The modern classic that is the Carlos Alcaraz-Jannik Sinner rivalry
Alcaraz and Sinner have now crossed paths at three Grand Slam finals during 2025 - Roland-Garros, Wimbledon, and the US Open. The sequence is historically unique in the Open Era: No men’s pairing had contested three majors’ finals against one another in the same calendar year before. Tournament fact pages and the Associated Press (and the US Open’s own “by the numbers” notes) flagged that stat immediately after the final.
It matters because the sample size (three finals between the same two players in one season) gives us an unusually pure rivalry data set to judge style matchups, tactical adjustments, and mental edge. Analysts noted how each final produced different patterns (long clay epics, a tight grass match, and the tactical/serve adjustments on hard court), which makes the trilogy both rare and instructive for talent development narratives.

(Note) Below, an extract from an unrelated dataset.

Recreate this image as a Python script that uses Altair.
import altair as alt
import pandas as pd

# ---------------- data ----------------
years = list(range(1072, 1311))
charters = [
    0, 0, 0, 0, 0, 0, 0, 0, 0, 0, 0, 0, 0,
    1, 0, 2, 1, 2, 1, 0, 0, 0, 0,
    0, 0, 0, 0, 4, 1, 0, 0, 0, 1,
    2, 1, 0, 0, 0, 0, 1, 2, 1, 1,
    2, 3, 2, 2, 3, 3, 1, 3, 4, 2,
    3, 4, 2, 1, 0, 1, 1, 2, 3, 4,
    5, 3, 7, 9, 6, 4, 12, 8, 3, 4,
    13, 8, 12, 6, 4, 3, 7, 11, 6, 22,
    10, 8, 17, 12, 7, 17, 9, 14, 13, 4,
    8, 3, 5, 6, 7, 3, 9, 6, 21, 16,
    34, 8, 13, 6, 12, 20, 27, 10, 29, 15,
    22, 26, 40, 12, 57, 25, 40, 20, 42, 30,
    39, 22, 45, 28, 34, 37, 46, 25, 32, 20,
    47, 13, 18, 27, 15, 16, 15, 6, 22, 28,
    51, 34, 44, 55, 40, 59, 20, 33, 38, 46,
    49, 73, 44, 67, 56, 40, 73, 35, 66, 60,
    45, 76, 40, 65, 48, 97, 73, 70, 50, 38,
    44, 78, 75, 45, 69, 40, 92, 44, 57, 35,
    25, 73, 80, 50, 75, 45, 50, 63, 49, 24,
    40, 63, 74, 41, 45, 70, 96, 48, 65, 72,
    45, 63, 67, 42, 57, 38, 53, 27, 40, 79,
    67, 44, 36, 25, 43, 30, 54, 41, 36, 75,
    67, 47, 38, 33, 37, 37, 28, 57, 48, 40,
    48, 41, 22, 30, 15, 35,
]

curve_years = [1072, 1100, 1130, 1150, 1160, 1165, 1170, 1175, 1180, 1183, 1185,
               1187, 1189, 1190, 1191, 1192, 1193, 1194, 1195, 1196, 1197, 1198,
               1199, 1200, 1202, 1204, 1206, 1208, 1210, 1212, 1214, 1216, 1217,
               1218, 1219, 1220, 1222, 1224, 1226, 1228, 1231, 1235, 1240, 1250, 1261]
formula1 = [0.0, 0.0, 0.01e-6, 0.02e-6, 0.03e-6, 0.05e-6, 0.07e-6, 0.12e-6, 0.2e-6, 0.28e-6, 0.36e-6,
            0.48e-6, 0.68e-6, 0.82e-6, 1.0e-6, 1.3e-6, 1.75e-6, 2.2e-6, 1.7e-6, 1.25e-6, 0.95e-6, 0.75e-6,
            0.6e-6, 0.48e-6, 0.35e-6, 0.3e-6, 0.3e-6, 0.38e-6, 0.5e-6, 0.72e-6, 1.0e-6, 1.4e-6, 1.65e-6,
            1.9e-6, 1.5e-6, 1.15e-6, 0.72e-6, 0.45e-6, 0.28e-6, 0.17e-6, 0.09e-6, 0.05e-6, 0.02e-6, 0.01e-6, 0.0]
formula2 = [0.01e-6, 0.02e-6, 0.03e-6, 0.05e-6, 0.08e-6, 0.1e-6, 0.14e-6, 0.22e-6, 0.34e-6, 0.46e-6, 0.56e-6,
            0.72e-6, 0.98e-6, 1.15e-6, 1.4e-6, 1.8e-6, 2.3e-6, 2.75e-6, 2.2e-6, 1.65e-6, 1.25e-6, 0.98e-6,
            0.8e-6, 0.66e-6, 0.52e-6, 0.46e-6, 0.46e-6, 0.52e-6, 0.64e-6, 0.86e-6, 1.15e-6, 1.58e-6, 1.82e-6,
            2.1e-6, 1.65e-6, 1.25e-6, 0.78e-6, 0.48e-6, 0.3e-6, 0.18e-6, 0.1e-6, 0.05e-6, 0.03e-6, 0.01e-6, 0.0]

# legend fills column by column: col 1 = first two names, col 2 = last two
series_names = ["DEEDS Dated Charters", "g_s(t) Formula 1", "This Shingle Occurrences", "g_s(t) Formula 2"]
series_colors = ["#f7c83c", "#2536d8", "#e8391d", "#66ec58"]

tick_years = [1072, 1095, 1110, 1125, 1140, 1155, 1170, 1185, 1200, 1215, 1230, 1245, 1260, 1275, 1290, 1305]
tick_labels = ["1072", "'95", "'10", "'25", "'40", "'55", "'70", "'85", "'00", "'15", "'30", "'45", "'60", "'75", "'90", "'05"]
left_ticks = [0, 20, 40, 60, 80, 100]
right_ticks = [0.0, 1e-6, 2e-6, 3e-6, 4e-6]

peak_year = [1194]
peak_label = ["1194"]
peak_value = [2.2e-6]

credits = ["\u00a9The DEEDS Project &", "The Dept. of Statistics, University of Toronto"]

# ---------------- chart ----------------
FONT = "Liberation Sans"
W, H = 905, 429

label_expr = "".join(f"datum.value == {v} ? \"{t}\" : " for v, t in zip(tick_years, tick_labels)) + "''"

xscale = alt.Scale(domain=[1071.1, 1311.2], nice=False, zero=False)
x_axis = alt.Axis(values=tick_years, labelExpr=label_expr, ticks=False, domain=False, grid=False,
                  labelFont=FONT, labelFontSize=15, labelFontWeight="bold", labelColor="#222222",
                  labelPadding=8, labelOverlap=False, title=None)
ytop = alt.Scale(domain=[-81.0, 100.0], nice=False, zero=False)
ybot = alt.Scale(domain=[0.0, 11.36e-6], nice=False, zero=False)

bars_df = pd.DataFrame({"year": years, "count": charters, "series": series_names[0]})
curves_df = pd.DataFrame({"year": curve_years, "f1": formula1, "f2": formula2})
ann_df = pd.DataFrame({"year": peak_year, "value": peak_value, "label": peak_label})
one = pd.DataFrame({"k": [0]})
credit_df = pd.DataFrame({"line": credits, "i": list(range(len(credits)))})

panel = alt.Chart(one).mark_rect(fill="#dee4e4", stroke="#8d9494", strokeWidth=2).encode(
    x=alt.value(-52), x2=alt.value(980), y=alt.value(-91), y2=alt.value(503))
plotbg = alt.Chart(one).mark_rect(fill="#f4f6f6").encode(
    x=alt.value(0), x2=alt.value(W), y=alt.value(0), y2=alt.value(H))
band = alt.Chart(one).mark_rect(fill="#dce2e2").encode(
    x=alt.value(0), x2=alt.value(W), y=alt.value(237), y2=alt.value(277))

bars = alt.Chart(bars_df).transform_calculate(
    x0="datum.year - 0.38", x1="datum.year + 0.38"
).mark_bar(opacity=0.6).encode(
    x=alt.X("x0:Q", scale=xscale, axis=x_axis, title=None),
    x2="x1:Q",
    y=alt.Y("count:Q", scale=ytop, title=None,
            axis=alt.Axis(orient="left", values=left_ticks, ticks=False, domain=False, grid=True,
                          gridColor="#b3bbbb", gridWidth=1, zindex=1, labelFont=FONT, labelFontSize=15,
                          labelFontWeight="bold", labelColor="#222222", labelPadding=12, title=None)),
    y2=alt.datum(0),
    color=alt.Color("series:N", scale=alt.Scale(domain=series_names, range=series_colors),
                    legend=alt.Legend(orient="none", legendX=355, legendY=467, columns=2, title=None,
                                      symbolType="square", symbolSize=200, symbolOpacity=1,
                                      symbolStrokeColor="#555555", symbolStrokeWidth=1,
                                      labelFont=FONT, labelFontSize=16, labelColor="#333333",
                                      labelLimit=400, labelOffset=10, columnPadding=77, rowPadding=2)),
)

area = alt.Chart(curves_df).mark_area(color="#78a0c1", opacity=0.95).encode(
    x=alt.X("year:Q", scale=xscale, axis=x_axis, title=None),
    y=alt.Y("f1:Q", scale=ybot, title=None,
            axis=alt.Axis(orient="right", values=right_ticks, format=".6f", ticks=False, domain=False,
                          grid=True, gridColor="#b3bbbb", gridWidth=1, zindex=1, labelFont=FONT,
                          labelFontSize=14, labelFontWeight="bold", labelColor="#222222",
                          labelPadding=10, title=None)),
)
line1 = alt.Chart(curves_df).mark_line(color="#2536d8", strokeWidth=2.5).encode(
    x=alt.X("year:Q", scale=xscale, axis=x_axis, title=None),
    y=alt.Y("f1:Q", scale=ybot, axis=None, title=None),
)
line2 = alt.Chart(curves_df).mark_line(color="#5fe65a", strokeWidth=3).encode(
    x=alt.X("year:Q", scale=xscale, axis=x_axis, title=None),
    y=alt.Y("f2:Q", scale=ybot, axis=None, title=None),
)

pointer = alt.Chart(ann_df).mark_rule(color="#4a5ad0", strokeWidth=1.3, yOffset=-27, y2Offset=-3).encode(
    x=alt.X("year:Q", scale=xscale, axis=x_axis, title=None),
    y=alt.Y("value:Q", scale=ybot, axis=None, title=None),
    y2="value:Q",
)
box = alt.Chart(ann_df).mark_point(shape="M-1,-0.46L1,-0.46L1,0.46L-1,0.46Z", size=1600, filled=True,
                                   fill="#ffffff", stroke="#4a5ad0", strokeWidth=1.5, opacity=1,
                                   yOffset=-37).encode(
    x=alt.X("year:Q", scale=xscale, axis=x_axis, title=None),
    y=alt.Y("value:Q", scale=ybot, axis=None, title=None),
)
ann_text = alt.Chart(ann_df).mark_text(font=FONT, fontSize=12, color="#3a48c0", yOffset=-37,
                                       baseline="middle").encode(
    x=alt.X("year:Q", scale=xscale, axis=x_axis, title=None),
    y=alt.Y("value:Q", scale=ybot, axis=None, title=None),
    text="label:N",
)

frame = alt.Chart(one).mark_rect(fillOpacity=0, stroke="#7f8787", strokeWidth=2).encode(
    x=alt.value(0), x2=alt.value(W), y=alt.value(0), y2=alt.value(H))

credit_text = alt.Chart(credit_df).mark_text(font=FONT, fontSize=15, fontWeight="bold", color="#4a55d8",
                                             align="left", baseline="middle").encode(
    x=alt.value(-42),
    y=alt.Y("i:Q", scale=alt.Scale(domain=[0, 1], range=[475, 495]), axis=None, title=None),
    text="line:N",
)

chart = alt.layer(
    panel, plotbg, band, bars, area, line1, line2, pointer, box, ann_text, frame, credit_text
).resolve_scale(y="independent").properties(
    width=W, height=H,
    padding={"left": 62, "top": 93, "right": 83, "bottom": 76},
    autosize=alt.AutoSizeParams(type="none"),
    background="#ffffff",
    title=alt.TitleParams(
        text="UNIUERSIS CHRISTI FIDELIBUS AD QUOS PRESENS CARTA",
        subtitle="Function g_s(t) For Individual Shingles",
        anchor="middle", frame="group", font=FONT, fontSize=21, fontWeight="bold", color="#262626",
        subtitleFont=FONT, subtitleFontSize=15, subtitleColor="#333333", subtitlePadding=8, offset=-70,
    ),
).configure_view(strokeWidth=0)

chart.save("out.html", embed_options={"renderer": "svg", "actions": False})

Their unique rivalry also made up for a special statement from Alcaraz. “I'm seeing you more than my family,” joked the Spaniard after his 2025 US Open title win.
Subduing the reigning No. 1 to reclaim the top spot
One of the flashier, and less obvious, historical footnotes from 2025 is this: Carlos Alcaraz beat the official world No. 1 in multiple Grand Slam finals during the same season. In 2025, he beat Jannik Sinner (the ATP’s top-ranked player at the time of those finals) in at least two major finals (Roland-Garros and the US Open), which is exactly the sort of repeat “beat the sitting No. 1 in more than one major final” achievement that tennis statisticians treat as especially rare. Shadows of Rafael Nadal’s 2008 season, when Nadal beat Roger Federer, then the world No. 1, in multiple Grand Slam finals, tennis fans?
Carlos Alcaraz’s New York victory also sent him back to the ATP world No. 1, making him reach the top spot since 2023. What better way to finish the Flushing Meadows run?